TAMPA — The question is asked every year at this point of the college football season, every time an SEC team hooks up against a team from another conference in a bowl game.
What about the SEC dominance?
“The conference thing, sometimes I think is overrated,” said Jermauria Rasco, a defensive end who plays for … LSU.
Rasco’s reasoning against a mountain of evidence to the contrary is simple.
“It’s all about the players,” Rasco explained. “We have to go out and play on the same level. If we’re not on the same level, we can slip up and lose.”
No. 14 LSU (9-3) plays unranked Iowa (8-4) on Wednesday in the Outback Bowl, one of three New Year’s Day bowl games that pit the SEC against the Big Ten.
The SEC is 7-2 against the Big Ten during the past three seasons.
“I think the coaches in our conference do a great job. I think it’s a very competitive league in that way,” LSU coach Les Miles said.
The SEC is 12-8 against the Big Ten in Outback/Hall of Fame Bowl matchups in Tampa.
The SEC has won the past seven BCS national championship games and would stretch that streak to eight Jan. 6 if Auburn beats Florida State. Four of the past seven Heisman Trophy winners came from SEC schools.
“You have to be blind to college football to not recognize the level of talent, the level of coaching (in the SEC),” Iowa coach Kirk Ferentz said.
Yet Ferentz is 3-1 against the SEC, including two wins in three tries against the SEC in the Outback Bowl — victories against Florida (2004) and South Carolina (2009) and a loss to Florida (2006).
“It’s an outstanding football conference,” Ferentz said. “That’s been well-documented.”
The SEC had 63 players selected in the 2013 NFL draft, including nine from LSU. The Big Ten had 22 players drafted, one from Iowa.
“You can see they got a lot of guys (in the SEC) who are going to be heading that way at some point,” Ferentz said.

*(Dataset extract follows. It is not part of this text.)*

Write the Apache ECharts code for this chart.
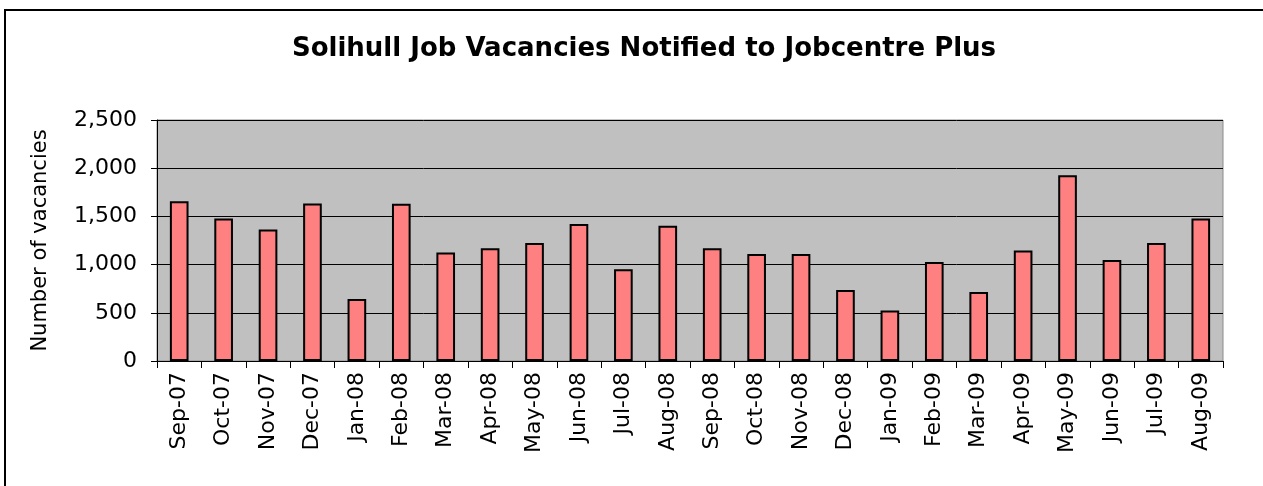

LSU linebacker D.J. Welter said he senses the SEC vibe when the Tigers step out of conference.
“Definitely. It kind of puts a target on your back,” Welter said. “You read a lot of stuff in the newspapers and people are talking about the SEC style of play and it puts a chip on (the other team’s) shoulders. It gives us an urge that we have to prepare hard and be the team we want to be on game day.”
When asked if he thinks the SEC is the best conference in college football, Welter said, “I think we are. The national titles, we have all that going for us, but at the end of the day we have to go out there and play our best game.”
SEC programs have the reputation of being filled with fast, athletic players who are also big and strong and hard to defend.
Yet, the Iowa players feel they are similar to LSU when it comes to speed, athleticism and strength.
Both run a 4-3 defense and a multiple-set offense. Both feature mobile quarterbacks and are adapt at balancing the running and passing games.
Iowa receiver Kevonte Martin-Manley called it a “great challenge” to line up against an SEC team, especially one like LSU that is in the national title conversation at the start of each season.
“When you play against good opponents any week, whether it’s the Big Ten, ACC, SEC, you want to see where you stand against those guys,” he added.
Yet, Martin-Manley views the mystique that surrounds the SEC much the same as LSU’s Rasco.
“I think it’s a little bit more media hype,” Martin-Manley said. “When you turn on the film, those guys are good players, don’t get me wrong, but at the same time they have to play good football at the end of the day. Once you watch the film you get more and more confidence, and we are really confident right now.”